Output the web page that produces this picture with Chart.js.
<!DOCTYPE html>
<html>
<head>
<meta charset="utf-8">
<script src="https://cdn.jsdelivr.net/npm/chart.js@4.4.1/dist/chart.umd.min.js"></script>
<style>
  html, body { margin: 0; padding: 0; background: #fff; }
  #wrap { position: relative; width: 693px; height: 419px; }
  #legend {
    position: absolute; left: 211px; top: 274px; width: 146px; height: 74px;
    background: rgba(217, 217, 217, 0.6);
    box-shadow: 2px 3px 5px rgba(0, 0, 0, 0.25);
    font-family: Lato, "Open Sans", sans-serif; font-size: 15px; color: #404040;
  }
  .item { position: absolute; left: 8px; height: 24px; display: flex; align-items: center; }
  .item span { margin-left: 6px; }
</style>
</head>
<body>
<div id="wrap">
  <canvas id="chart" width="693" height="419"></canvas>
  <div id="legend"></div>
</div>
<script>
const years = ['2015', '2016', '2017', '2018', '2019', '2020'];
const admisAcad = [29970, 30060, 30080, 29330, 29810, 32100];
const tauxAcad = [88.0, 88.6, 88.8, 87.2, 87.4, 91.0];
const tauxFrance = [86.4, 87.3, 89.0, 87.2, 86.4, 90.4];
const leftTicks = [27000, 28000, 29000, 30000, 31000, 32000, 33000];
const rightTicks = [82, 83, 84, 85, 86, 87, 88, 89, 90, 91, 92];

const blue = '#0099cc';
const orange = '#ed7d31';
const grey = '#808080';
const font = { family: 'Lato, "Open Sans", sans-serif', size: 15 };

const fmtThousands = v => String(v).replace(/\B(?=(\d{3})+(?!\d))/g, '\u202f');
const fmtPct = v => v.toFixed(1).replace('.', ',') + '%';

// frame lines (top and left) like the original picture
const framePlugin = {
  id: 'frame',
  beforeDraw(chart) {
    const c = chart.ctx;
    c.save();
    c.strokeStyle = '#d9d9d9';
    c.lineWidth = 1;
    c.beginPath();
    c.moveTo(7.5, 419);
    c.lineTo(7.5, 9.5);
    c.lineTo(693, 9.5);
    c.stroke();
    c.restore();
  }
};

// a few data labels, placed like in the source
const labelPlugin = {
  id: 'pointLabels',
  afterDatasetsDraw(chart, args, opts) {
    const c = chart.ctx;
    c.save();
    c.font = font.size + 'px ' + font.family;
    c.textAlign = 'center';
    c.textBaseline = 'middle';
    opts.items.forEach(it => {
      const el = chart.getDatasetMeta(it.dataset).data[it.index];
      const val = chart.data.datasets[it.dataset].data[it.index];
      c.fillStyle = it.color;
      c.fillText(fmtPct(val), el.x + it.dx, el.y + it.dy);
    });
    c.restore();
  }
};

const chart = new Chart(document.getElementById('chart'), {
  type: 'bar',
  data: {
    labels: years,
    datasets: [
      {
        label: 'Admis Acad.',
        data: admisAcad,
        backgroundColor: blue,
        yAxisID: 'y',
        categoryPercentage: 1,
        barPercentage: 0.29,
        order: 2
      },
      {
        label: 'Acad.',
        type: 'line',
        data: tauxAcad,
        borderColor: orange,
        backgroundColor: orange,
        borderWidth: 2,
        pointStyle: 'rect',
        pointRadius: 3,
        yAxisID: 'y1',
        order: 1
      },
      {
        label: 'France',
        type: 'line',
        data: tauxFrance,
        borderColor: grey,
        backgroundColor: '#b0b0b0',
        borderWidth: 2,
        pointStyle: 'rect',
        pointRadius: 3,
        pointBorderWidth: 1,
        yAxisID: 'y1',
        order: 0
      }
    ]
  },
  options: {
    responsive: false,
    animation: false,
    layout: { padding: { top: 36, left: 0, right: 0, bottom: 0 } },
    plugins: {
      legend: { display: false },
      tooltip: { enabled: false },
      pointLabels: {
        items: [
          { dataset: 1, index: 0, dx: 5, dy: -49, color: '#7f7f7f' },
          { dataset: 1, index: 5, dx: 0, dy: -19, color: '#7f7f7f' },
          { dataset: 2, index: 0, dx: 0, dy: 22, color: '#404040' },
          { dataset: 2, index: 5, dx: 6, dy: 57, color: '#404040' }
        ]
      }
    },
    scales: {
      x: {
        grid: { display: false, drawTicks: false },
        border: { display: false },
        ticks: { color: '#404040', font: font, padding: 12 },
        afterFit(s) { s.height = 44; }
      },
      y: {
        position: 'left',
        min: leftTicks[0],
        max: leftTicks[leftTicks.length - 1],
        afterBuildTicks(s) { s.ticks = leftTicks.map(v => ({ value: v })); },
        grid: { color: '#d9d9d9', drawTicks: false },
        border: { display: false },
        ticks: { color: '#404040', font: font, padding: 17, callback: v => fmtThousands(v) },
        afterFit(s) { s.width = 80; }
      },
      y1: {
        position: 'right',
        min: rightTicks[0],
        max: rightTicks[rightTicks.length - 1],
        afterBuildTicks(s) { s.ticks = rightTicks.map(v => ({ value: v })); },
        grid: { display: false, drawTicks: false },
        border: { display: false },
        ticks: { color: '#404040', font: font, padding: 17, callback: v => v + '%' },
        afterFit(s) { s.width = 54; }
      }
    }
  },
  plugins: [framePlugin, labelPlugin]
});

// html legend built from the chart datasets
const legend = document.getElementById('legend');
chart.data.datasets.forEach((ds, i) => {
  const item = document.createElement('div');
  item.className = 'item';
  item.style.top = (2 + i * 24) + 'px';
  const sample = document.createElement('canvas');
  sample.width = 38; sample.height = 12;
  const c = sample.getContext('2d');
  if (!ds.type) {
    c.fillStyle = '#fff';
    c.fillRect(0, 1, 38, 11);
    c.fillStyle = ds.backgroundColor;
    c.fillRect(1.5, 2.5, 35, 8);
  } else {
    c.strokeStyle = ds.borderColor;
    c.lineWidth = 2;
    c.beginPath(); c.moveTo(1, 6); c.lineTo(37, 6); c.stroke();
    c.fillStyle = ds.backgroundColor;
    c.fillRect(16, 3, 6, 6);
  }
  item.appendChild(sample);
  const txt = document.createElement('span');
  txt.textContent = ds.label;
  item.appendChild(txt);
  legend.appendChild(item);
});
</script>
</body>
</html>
◆ ◆ ◆ ◆
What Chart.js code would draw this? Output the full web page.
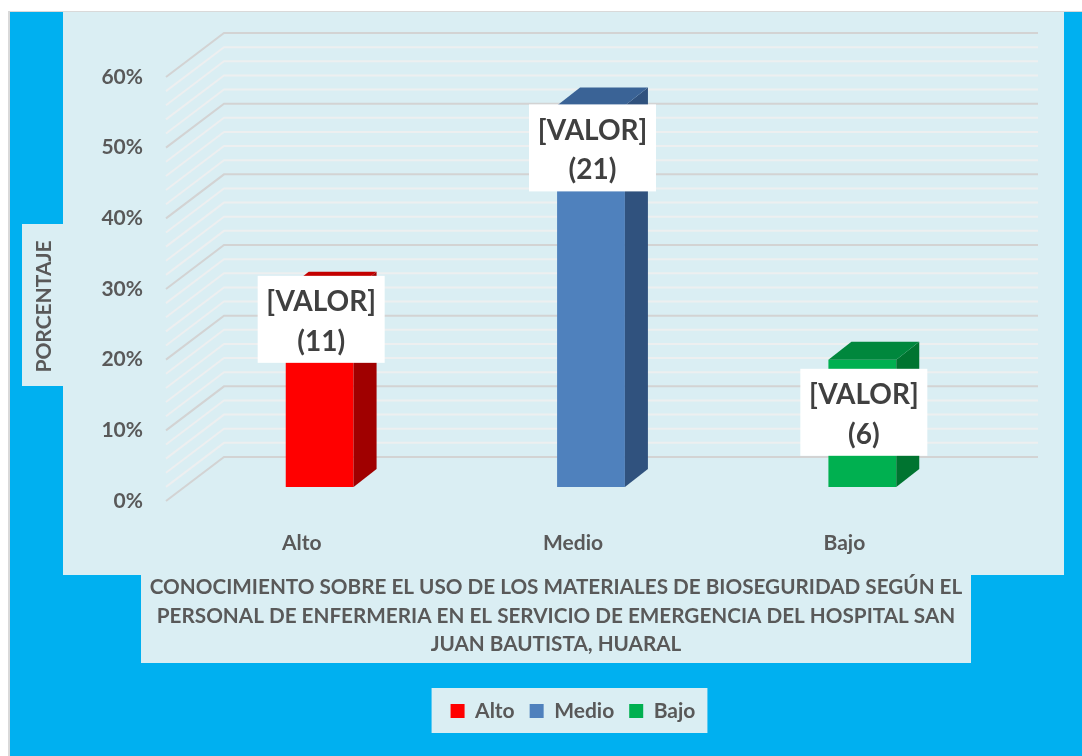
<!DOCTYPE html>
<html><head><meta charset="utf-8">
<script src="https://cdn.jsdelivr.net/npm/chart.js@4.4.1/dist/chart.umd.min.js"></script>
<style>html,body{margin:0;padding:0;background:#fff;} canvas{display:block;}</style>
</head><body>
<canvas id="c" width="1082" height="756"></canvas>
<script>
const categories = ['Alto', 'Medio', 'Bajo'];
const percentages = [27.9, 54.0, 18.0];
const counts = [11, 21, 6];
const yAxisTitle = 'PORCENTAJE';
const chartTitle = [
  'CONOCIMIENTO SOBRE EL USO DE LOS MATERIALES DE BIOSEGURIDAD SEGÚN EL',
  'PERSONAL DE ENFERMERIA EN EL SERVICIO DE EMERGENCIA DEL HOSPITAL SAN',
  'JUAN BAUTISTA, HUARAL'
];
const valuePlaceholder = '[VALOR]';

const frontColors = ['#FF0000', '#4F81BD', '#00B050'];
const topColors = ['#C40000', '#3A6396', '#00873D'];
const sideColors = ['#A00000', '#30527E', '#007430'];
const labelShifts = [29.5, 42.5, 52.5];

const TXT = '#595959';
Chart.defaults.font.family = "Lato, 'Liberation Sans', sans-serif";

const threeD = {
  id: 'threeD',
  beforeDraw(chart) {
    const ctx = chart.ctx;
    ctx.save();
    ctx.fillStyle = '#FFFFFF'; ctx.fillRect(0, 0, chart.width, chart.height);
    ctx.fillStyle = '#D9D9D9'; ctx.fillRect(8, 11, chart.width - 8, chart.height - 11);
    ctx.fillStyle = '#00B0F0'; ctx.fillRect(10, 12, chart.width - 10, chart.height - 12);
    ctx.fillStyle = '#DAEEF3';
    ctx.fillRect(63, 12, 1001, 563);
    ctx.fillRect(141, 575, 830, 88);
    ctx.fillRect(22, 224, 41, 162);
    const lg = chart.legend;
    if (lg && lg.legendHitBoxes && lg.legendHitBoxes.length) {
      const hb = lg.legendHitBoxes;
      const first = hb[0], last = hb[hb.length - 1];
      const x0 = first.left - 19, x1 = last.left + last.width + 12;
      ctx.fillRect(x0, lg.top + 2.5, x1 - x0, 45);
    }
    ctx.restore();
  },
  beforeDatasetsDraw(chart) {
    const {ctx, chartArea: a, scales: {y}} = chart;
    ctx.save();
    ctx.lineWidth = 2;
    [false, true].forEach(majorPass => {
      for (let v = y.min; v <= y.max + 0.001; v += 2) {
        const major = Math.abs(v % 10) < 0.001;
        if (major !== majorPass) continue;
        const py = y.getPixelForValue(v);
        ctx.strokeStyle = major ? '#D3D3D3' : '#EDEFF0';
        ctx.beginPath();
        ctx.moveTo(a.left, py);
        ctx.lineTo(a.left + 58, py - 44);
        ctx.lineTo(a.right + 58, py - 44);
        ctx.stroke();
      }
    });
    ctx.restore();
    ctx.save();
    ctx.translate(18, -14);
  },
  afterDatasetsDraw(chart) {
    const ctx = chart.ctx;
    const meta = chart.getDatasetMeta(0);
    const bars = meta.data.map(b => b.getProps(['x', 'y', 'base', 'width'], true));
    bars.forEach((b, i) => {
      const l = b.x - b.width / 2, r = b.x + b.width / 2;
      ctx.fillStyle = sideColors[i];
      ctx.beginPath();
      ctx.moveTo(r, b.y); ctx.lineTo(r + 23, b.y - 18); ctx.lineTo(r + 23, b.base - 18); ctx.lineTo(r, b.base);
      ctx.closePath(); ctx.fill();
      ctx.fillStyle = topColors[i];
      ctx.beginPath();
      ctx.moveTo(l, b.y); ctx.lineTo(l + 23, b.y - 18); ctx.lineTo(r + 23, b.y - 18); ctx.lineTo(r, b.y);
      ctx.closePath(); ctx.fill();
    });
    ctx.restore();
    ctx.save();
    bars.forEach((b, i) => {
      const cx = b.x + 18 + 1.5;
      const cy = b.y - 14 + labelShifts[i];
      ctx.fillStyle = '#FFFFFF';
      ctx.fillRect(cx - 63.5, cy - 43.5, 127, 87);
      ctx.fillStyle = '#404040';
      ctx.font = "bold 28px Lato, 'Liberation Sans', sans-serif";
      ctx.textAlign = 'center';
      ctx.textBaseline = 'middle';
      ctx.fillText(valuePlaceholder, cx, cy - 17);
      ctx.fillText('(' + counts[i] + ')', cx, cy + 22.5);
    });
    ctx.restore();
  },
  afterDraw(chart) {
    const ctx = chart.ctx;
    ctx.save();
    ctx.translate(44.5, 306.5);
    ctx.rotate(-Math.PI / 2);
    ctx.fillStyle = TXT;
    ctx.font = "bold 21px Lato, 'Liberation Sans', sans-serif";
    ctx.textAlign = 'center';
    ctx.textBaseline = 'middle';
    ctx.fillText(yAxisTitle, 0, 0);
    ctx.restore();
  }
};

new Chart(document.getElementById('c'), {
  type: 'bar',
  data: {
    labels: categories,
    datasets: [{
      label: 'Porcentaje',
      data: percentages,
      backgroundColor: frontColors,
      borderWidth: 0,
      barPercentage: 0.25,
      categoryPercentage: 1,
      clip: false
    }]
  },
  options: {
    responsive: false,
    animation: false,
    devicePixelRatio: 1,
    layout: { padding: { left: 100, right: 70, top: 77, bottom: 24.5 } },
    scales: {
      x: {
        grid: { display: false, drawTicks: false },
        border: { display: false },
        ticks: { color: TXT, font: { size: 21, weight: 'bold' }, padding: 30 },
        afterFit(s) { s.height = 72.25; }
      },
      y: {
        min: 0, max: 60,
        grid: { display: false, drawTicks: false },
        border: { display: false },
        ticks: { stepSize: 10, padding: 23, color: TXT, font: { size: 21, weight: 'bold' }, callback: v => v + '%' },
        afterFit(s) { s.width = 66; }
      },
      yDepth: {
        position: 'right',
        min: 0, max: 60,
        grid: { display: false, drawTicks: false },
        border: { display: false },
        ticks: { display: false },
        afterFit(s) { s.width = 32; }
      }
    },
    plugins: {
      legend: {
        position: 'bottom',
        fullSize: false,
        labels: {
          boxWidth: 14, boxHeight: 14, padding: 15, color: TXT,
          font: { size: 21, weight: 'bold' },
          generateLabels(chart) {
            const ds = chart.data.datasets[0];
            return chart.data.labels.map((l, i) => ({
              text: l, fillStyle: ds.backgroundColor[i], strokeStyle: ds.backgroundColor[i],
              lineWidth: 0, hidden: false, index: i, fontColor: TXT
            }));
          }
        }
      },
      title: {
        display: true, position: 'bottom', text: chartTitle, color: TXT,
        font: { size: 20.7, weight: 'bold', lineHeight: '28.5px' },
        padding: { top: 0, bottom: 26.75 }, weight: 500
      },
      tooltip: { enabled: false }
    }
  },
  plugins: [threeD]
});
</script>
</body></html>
◆ ◆ ◆ ◆
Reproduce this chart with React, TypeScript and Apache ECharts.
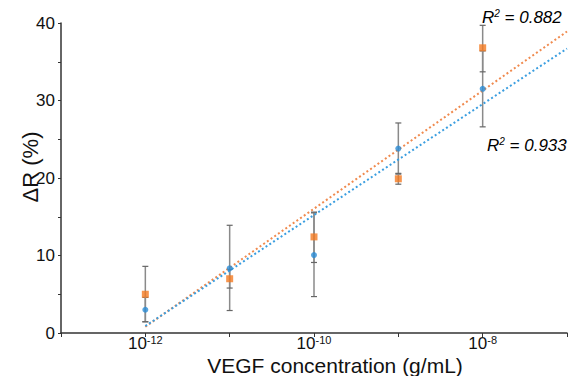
◆ ◆ ◆ ◆
▸ **Required work**:
The lines to reproduce run from the one above containing "What Chart.js code" through the one containing "const labelShifts = [29.5, 42.5, 52.5];". Copy them exactly and leave out all pictures.

▸ **Task solution**:
What Chart.js code would draw this? Output the full web page.
<!DOCTYPE html>
<html><head><meta charset="utf-8">
<script src="https://cdn.jsdelivr.net/npm/chart.js@4.4.1/dist/chart.umd.min.js"></script>
<style>html,body{margin:0;padding:0;background:#fff;} canvas{display:block;}</style>
</head><body>
<canvas id="c" width="1082" height="756"></canvas>
<script>
const categories = ['Alto', 'Medio', 'Bajo'];
const percentages = [27.9, 54.0, 18.0];
const counts = [11, 21, 6];
const yAxisTitle = 'PORCENTAJE';
const chartTitle = [
  'CONOCIMIENTO SOBRE EL USO DE LOS MATERIALES DE BIOSEGURIDAD SEGÚN EL',
  'PERSONAL DE ENFERMERIA EN EL SERVICIO DE EMERGENCIA DEL HOSPITAL SAN',
  'JUAN BAUTISTA, HUARAL'
];
const valuePlaceholder = '[VALOR]';

const frontColors = ['#FF0000', '#4F81BD', '#00B050'];
const topColors = ['#C40000', '#3A6396', '#00873D'];
const sideColors = ['#A00000', '#30527E', '#007430'];
const labelShifts = [29.5, 42.5, 52.5];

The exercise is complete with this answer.